**What the task asks**
Skip the pictures. Set down, word for word, the lines from the start of the material up to and including the line with "(ld) at (571,232)".

**Given information**
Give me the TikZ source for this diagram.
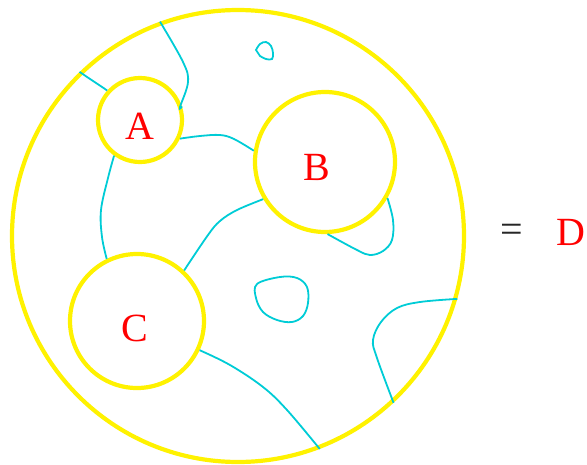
\documentclass[tikz,border=0pt]{standalone}
\usepackage{fontspec}
\setmainfont{Liberation Serif}
\begin{document}
\begin{tikzpicture}[x=1pt, y=-1pt,
            disc/.style={circle, draw=yellow, line width=4.2pt, inner sep=0pt},
            wire/.style={draw={rgb,255:red,0;green,204;blue,214}, line width=1.8pt, smooth, tension=0.6},
            tag/.style={text=red, font=\fontsize{40}{42}\selectfont, inner sep=0pt}
            ]
            \useasboundingbox (0,0) rectangle (587,464);
            \node[disc, minimum size=452pt] (D) at (238,236) {};
            \node[disc, minimum size=84pt] (A) at (140,120) {};
            \node[disc, minimum size=140pt] (B) at (325,162) {};
            \node[disc, minimum size=134pt] (C) at (137,321) {};

            \node[tag] (la) at (140,126) {A};
            \node[tag] (lb) at (317,167) {B};
            \node[tag] (lc) at (135,328) {C};
            \node[tag, text=black!85] (eq) at (512,233) {=};
            \node[tag] (ld) at (571,232) {D};

            % strands between the discs
            \draw[wire] (A.138) -- (D.134.5);
            \draw[wire] plot coordinates {(D.110.5) (183,62) (188,82) (180,107) (A.18)};
            \draw[wire] plot coordinates {(A.335) (200,136) (220,135) (234,139) (B.171)};
            \draw[wire] plot coordinates {(A.234) (108,178) (101,210) (102,237) (C.116.6)};
            \draw[wire] plot coordinates {(B.211) (237,210) (220,221) (208,235) (C.47)};
            \draw[wire] plot coordinates {(B.330) (393,220) (392,240) (383,251) (370,255) (357,250) (B.272)};
            \draw[wire] plot coordinates {(C.335) (230,365) (263,387) (287,410) (D.291)};
            \draw[wire] plot coordinates {(D.344) (420,302) (397,308) (381,322) (373,340) (377,358) (D.313.7)};
            % closed loops
            \draw[wire] plot coordinates {(256,50) (260,44) (266,42) (271,46) (273,53) (272,59) (266,59) (260,56)} -- cycle;
            \draw[wire] plot[smooth cycle] coordinates {(257,284) (280,277) (297,278) (307,287) (308,303) (303,316) (292,322) (277,320) (263,312) (256,298)};
            \end{tikzpicture}
\end{document}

**The reply**
Give me the TikZ source for this diagram.
\documentclass[tikz,border=0pt]{standalone}
\usepackage{fontspec}
\setmainfont{Liberation Serif}
\begin{document}
\begin{tikzpicture}[x=1pt, y=-1pt,
            disc/.style={circle, draw=yellow, line width=4.2pt, inner sep=0pt},
            wire/.style={draw={rgb,255:red,0;green,204;blue,214}, line width=1.8pt, smooth, tension=0.6},
            tag/.style={text=red, font=\fontsize{40}{42}\selectfont, inner sep=0pt}
            ]
            \useasboundingbox (0,0) rectangle (587,464);
            \node[disc, minimum size=452pt] (D) at (238,236) {};
            \node[disc, minimum size=84pt] (A) at (140,120) {};
            \node[disc, minimum size=140pt] (B) at (325,162) {};
            \node[disc, minimum size=134pt] (C) at (137,321) {};

            \node[tag] (la) at (140,126) {A};
            \node[tag] (lb) at (317,167) {B};
            \node[tag] (lc) at (135,328) {C};
            \node[tag, text=black!85] (eq) at (512,233) {=};
            \node[tag] (ld) at (571,232) {D};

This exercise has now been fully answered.